(Chris Gardner/Getty)

Bryce Harper will fly back to Washington on Sunday for further tests on his ailing left hip, which the Nationals fear may be injured more seriously than initially believed.

Harper aggravated his hip taking batting practice 10 minutes before first pitch Saturday night, and the hip pain left him floored in the batting cage adjacent to the Nationals’ clubhouse.

“It’s something we need to aggressively attack,” Manager Davey Johnson said. “We’ve been kind of treating it as a slight hip strain. But obviously, it’s something more serious than that. We need to fix it, and he needs to finish the year strong.”

When asked if Harper may miss the Nationals’ final 21 games, Johnson replied, “I don’t know.”

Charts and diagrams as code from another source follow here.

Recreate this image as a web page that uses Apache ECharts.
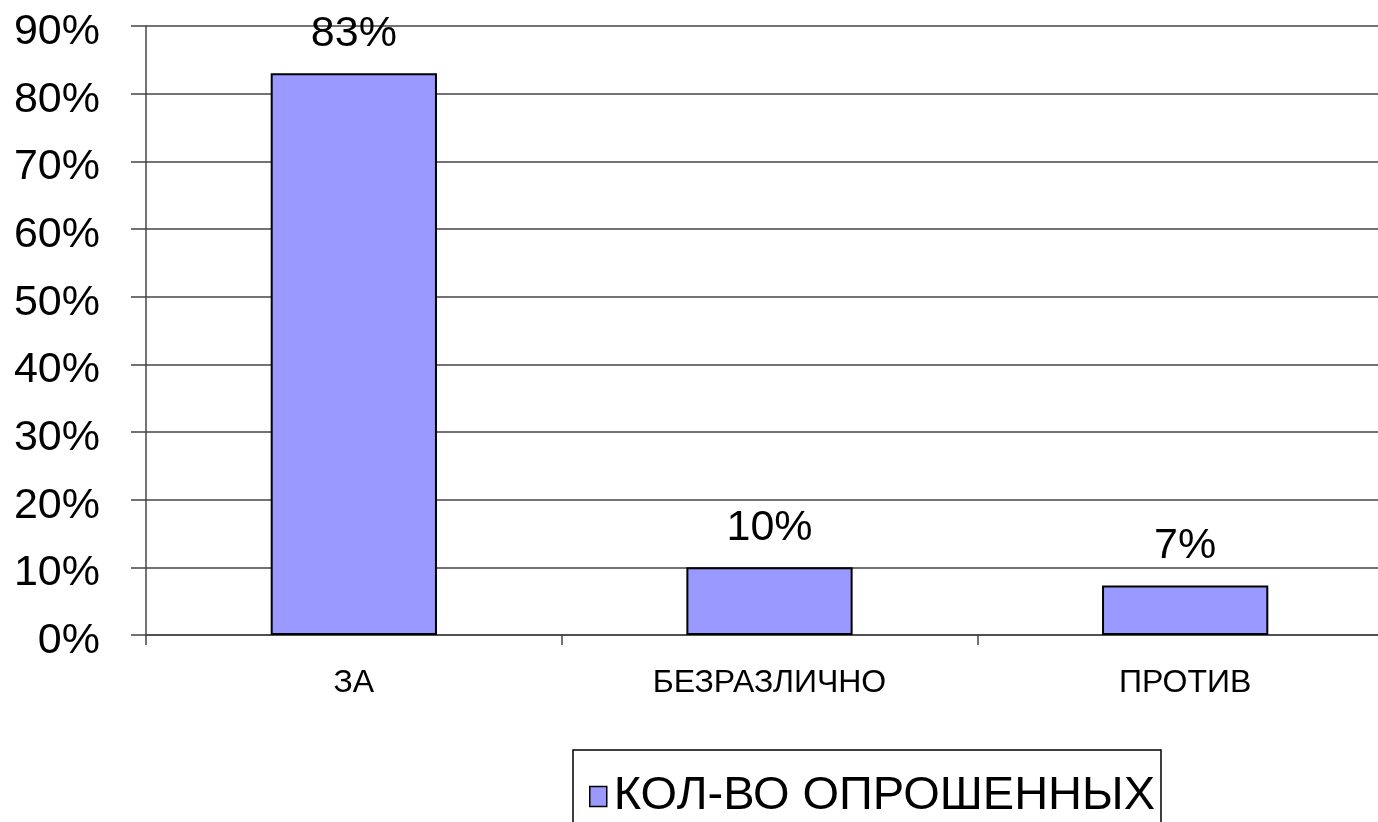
<!DOCTYPE html>
<html>
<head>
<meta charset="utf-8">
<script src="https://cdn.jsdelivr.net/npm/echarts@6/dist/echarts.min.js"></script>
<style>
html,body{margin:0;padding:0;background:#fff;}
#chart{width:1378px;height:822px;}
</style>
</head>
<body>
<div id="chart"></div>
<script>
const categories = ['ЗА', 'БЕЗРАЗЛИЧНО', 'ПРОТИВ'];
const seriesName = 'КОЛ-ВО ОПРОШЕННЫХ';
const values = [83, 10, 7.3];
const yMin = 0, yMax = 90, yInterval = 10;

const FONT = '"Liberation Sans", Arial, sans-serif';
const chart = echarts.init(document.getElementById('chart'), null, {renderer: 'canvas'});
chart.setOption({
  backgroundColor: '#ffffff',
  animation: false,
  grid: {left: 146, width: 1247, top: 26, height: 609, containLabel: false, outerBoundsMode: 'none'},
  legend: {
    left: 573, top: 750,
    padding: [23, 6, 60, 16],
    borderColor: '#000', borderWidth: 1.5,
    itemWidth: 17, itemHeight: 20, itemGap: 6,
    icon: 'rect',
    itemStyle: {color: '#9999ff', borderColor: '#000', borderWidth: 1.5},
    textStyle: {fontFamily: FONT, fontSize: 47, color: '#000', padding: [0, 0, 0, 2]},
    data: [seriesName]
  },
  xAxis: {
    type: 'category',
    data: categories,
    axisLine: {show: true, lineStyle: {color: '#444', width: 1.5}},
    axisTick: {show: true, length: 10, alignWithLabel: false, lineStyle: {color: '#444', width: 1.5}},
    axisLabel: {fontFamily: FONT, fontSize: 32, color: '#000', margin: 32},
    splitLine: {show: false}
  },
  yAxis: {
    type: 'value',
    min: yMin, max: yMax, interval: yInterval,
    axisLine: {show: true, lineStyle: {color: '#444', width: 1.5}},
    axisTick: {show: true, length: 15, lineStyle: {color: '#444', width: 1.5}},
    axisLabel: {
      fontFamily: FONT, fontSize: 43, color: '#000', margin: 46,
      formatter: v => '{a|' + v + '%}',
      rich: {a: {fontFamily: FONT, fontSize: 43, color: '#000', padding: [12, 0, 0, 0]}}
    },
    splitLine: {show: true, lineStyle: {color: '#444', width: 1.5}}
  },
  series: [{
    name: seriesName,
    type: 'bar',
    data: values,
    barWidth: '40%',
    itemStyle: {color: '#9999ff', borderColor: '#000', borderWidth: 2},
    label: {
      show: true, position: 'top', distance: 18,
      fontFamily: FONT, fontSize: 43, color: '#000',
      formatter: p => Math.round(p.value) + '%'
    }
  }]
});
</script>
</body>
</html>
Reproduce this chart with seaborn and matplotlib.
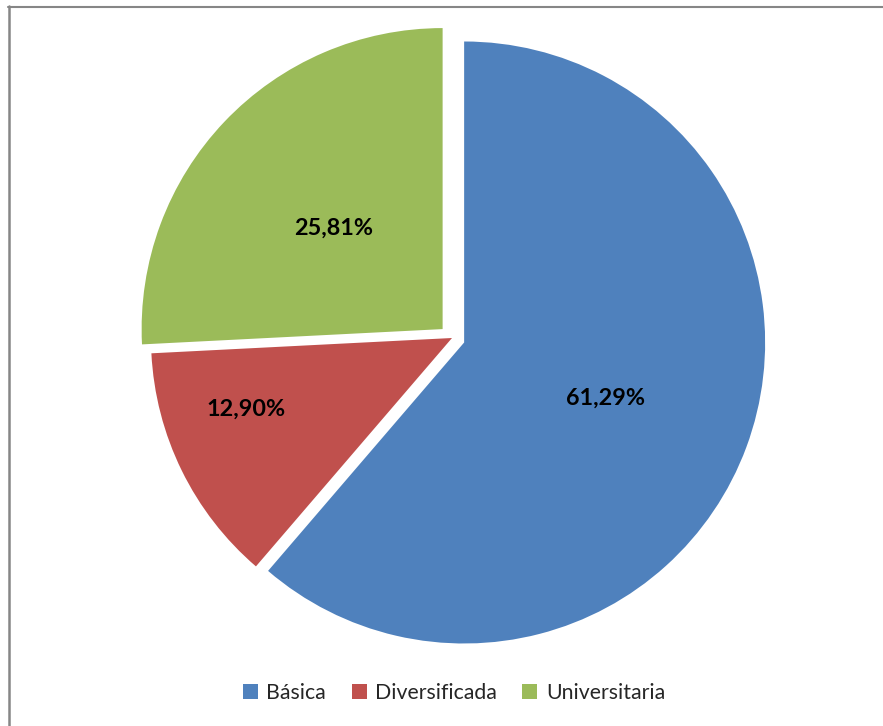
import numpy as np
import matplotlib
matplotlib.use("Agg")
import matplotlib.pyplot as plt
from matplotlib.patches import Patch
from matplotlib.lines import Line2D
import seaborn as sns

# Share of each education level
categories = ["Básica", "Diversificada", "Universitaria"]
shares = [61.29, 12.90, 25.81]
colors = ["#4F81BD", "#C0504D", "#9BBB59"]
explode = [0.043, 0.0, 0.043]

sns.set_theme(style="white")
plt.rcParams["font.family"] = ["Lato", "DejaVu Sans"]
palette = sns.color_palette(colors)

W, H = 883, 726
fig = plt.figure(figsize=(W / 100, H / 100), dpi=100)

# Pie axes: centre and radius given in pixels
cx, cy, r = 452, 338, 301
ax = fig.add_axes([(cx - r) / W, (H - cy - r) / H, 2 * r / W, 2 * r / H])

wedges, texts, autotexts = ax.pie(
    shares,
    colors=palette,
    explode=explode,
    startangle=90,
    counterclock=False,
    radius=1,
    autopct=lambda p: f"{p:.2f}%".replace(".", ","),
    pctdistance=0.5,
    wedgeprops=dict(linewidth=0),
    textprops=dict(fontsize=16.8, fontweight="bold", color="black"),
)
ax.set_xlim(-1, 1)
ax.set_ylim(-1, 1)
ax.set_aspect("equal")
ax.axis("off")
for w in wedges:
    w.set_clip_on(False)

# Nudge the large labels down slightly
for t in (autotexts[0], autotexts[2]):
    x, y = t.get_position()
    t.set_position((x, y - 0.01))

# Move the small slice's label further out, a little toward the horizontal
w = wedges[1]
ang = np.deg2rad((w.theta1 + w.theta2) / 2 - 7)
autotexts[1].set_position((0.725 * np.cos(ang), 0.725 * np.sin(ang)))

# Legend along the bottom
handles = [Patch(facecolor=c, edgecolor="none") for c in palette]
fig.legend(
    handles, categories,
    loc="center", bbox_to_anchor=(454 / W, 1 - 693 / H),
    ncol=3, frameon=False, fontsize=15.3,
    handlelength=0.7, handleheight=0.7, handletextpad=0.4,
    columnspacing=1.2,
)

# Chart-area frame (top and left edges visible)
fig.add_artist(Line2D([9 / W, 9 / W], [0, 1 - 6 / H], transform=fig.transFigure,
                      color="#868686", linewidth=1.8))
fig.add_artist(Line2D([8 / W, 1], [1 - 6.5 / H, 1 - 6.5 / H], transform=fig.transFigure,
                      color="#868686", linewidth=1.5))

fig.savefig("out.png", dpi=100, facecolor="white")
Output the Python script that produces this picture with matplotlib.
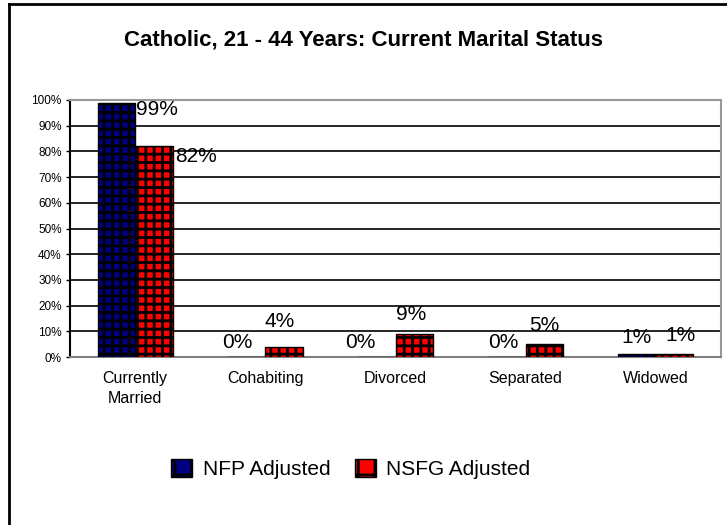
import matplotlib
matplotlib.use('Agg')
import matplotlib.pyplot as plt
import matplotlib.patches as mpatches
from matplotlib.lines import Line2D
import numpy as np

plt.rcParams['font.family'] = ['Liberation Sans', 'DejaVu Sans']
plt.rcParams['hatch.color'] = 'white'
plt.rcParams['hatch.linewidth'] = 2.0

categories = ['Currently\nMarried', 'Cohabiting', 'Divorced', 'Separated', 'Widowed']
nfp_values = [99, 0, 0, 0, 1]
nsfg_values = [82, 4, 9, 5, 1]
series_names = ['NFP Adjusted', 'NSFG Adjusted']
title = 'Catholic, 21 - 44 Years: Current Marital Status'

# label offsets in pixels (dx, dy) relative to bar top centre, as placed in the original
nfp_offsets = [(41, -7), (-9, 15), (-16, 15), (-4, 15), (-1, 17)]
nsfg_offsets = [(42, -10), (-4, 25), (-3, 19), (0, 19), (6, 19)]

W, H = 727, 525
fig = plt.figure(figsize=(W / 100, H / 100), dpi=100)
ax = fig.add_axes([70 / W, 1 - 357 / H, 651 / W, 257 / H])

x = np.arange(len(categories))
bw = 0.288
colors = ['#000080', '#ff0000']

for vals, col, sign, offs in [(nfp_values, colors[0], -1, nfp_offsets),
                              (nsfg_values, colors[1], 1, nsfg_offsets)]:
    xs = x + sign * bw / 2
    ax.bar(xs, vals, width=bw, color=col, edgecolor='black', linewidth=1.0,
           hatch='++', zorder=3)
    for xi, v, (dx, dy) in zip(xs, vals, offs):
        ax.annotate(f'{v}%', (xi, v), xytext=(dx * 0.72, -dy * 0.72 * -1),
                    textcoords='offset points', ha='center', va='center',
                    fontsize=15, zorder=4)

ax.set_xlim(-0.5, len(categories) - 0.5)
ax.set_ylim(0, 100)
ax.set_yticks(range(0, 101, 10))
ax.set_yticklabels([f'{t}%' for t in range(0, 101, 10)], fontsize=8.5)
ax.set_xticks(x)
ax.set_xticklabels(categories, fontsize=11.5, linespacing=1.45)
ax.tick_params(axis='x', length=0, pad=10)
ax.tick_params(axis='y', length=3, width=1, direction='out', pad=3)
ax.yaxis.grid(True, color='black', linewidth=1.2, zorder=0)
ax.set_axisbelow(True)

for s in ['top', 'right']:
    ax.spines[s].set_color('#999999')
    ax.spines[s].set_linewidth(1.5)
ax.spines['left'].set_linewidth(1.5)
ax.spines['bottom'].set_color('#808080')
ax.spines['bottom'].set_linewidth(1.5)

fig.text(363 / W, 1 - 40 / H, title, ha='center', va='center',
         fontsize=16, fontweight='bold')

handles = [mpatches.Patch(facecolor=c, edgecolor='black', hatch='+', label=n)
           for c, n in zip(colors, series_names)]
fig.legend(handles=handles, loc='center', bbox_to_anchor=(351 / W, 1 - 469 / H),
           ncol=2, frameon=False, fontsize=15, handlelength=1.0,
           handleheight=1.0, columnspacing=1.2, handletextpad=0.5)

# outer chart frame (left and top edges visible)
fig.add_artist(Line2D([9 / W, 9 / W], [0, 1 - 4 / H], color='black', linewidth=2,
                      transform=fig.transFigure))
fig.add_artist(Line2D([9 / W, 1], [1 - 4 / H, 1 - 4 / H], color='black', linewidth=2,
                      transform=fig.transFigure))

fig.savefig('out.png', dpi=100)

Harper will see Nationals medical director Dr. Wiemi Douoguih. Harper is scheduled to rejoin the Nationals in New York for a four-game series against the Mets starting Monday. The Nationals are not yet fully certain of the severity of the injury.

Harper, who has battled injuries since colliding with the right field wall in Atlanta in late April, began feeling pain in his hip dating back to at least the start of the week. Harper sat out Wednesday in Philadelphia. After a day off, Harper talked his way into the Nationals’ lineup Friday night. Harper was originally in the Nationals’ lineup Saturday, too.

“He didn’t need to tell me anything,” Johnson said. “He was on the ground in the cage after he swung at a pitch. I guess it was about 10 minutes before the game started. I was in a rush to bring a new lineup out there.”

Wednesday, Nationals head athletic trainer Lee Kuntz referred to Harper’s ailment as “soreness.” Friday, Johnson labeled it a “hip strain.” Saturday night, Johnson said Harper was now feeling inflammation in his hip.

Johnson faulted Harper’s extensive pregame hitting regimen.

“He aggravated it swinging,” Johnson said. “He comes and hits early and then he hits in BP and then he comes back in here and hits more. Hopefully, he’ll figure out what it is and treat it and he’ll meet us in New York.

“I was a little upset that he keeps swinging instead of just resting and playing. He’s still young and exuberant and has his own routine. Hopefully he’ll get fixed and be fine in New York.”

Harper has struggled through injuries all year, but when healthy he has managed a near-historic performance. His .882 OPS would rank ninth all-time among players 20 or younger, and he ranks third on the Nationals with 19 homers.

Harper missed 31 games, including all of June, with bursitis in his left knee, a product of his brutal collision with the right field wall at Dodger Stadium. He played off-and-on for 11 days through that injury before the Nationals finally shut him down.